The Government also introduced, on January 1st 2021 the International Cooperation (Economic Substance) Act, which meant that all BCs must meet certain standards in terms of a physical and operational presence in St. Vincent and the Grenadines.

Secondly, the July 11th 2021 adoption of the Biden global tax plan means that multinational companies will pay a minimum of 15% tax wherever they operate. As such many countries around the world have agreed to adopt this as a base tax rate.

Interestingly, like Ireland, which has a tax rate of 12.5%, St. Vincent and the Grenadines has objected to the imposition of the global minimum tax rate, presumably under the claim of tax sovereignty. Ireland, which presently hosts multinational companies like Apple, Google and Facebook may lose these companies to America if it raises its taxes to 15% as there would no longer be the tax incentive to do business in Ireland.

What the adoption of the global minimal tax rate of 15% means, is that for the 130 countries that have adopted this rate, if any of our BCs do business in those jurisdictions, while we may not tax them from SVG on an extra-territorial basis, they will have to pay tax in those jurisdictions where they operate.

Economic Substance Test

The Economic Substance Act, enacted on January 1, 2021, which applies to BCs and some local companies, require that the company must have a physical presence within the State of St. Vincent and the Grenadines. Among the requirements is the need to do the following:

Importantly however, it does not apply to all businesses, but only to ‘geographically mobile businesses’, 9 categories to be exact. It only applies to businesses operating in the following relevant activities: banking business, insurance business, fund management business, finance and leasing business, holding entity business, distribution and service center business, headquarters business, intellectual property holding business and shipping business,  for which the numbers are on the relatively low side in our jurisdiction, save for shipping business. Many domestic companies involved in relevant activities would already be satisfying materially or otherwise, economic substance requirements. Trusts and the Trusts Act are excluded from the economic substance requirements.

Also, a purely local company is excluded from the economic substance test, namely companies which are at least 60% locally owned.

Companies that are required to meet the economic substance test must do the following:

- be directed and managed in St. Vincent

- have adequate and qualified employees who are physically present in SVG

- have adequate level of operating expenditure in SVG

- have a physical presence in SVG proportionate to its activity (eg offices)

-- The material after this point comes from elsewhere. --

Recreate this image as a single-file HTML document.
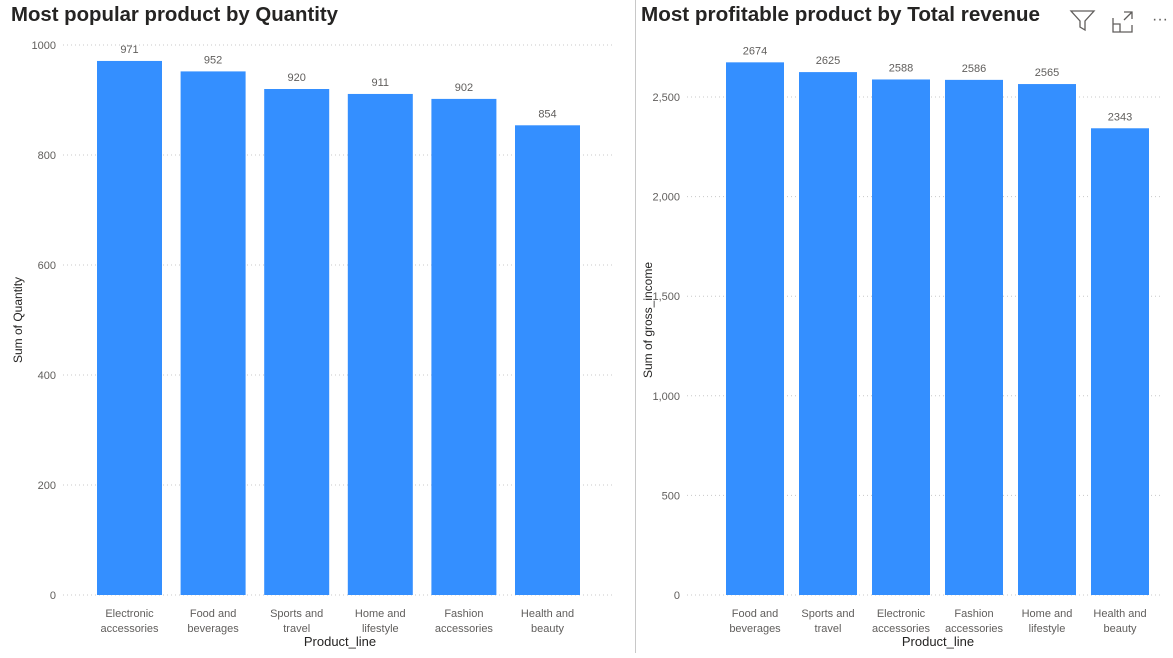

- conducts core income generating activity in SVG

While the FSA has not issued guidelines as yet on economic substances, in other countries with similar economic substance laws, a pure property owning company was not deemed to be a ‘relevant business.’ It is expected that the same will apply in SVG.

Further analysis will be given upon the issuance of the guidelines on the Economic Substance Act.

Shipping

Regarding the international shipping business where the numbers of Business Companies that engage in relevant business is higher than other areas, SVG is considering allowing the option of paying a tonnage tax as an alternative to the corporate income tax. Also, a SVG shipping company would be treated as satisfying the economic substance requirements once it operates the ship in international traffic, including crew management, ship maintenance, overseeing voyages and related activities.

 

Other Tax Benefits

Other tax benefits to doing business in SVG are: There is no capital gains tax, there is no inheritance tax on land (this makes it a great place to buy a second home), there is no taxation of dividends.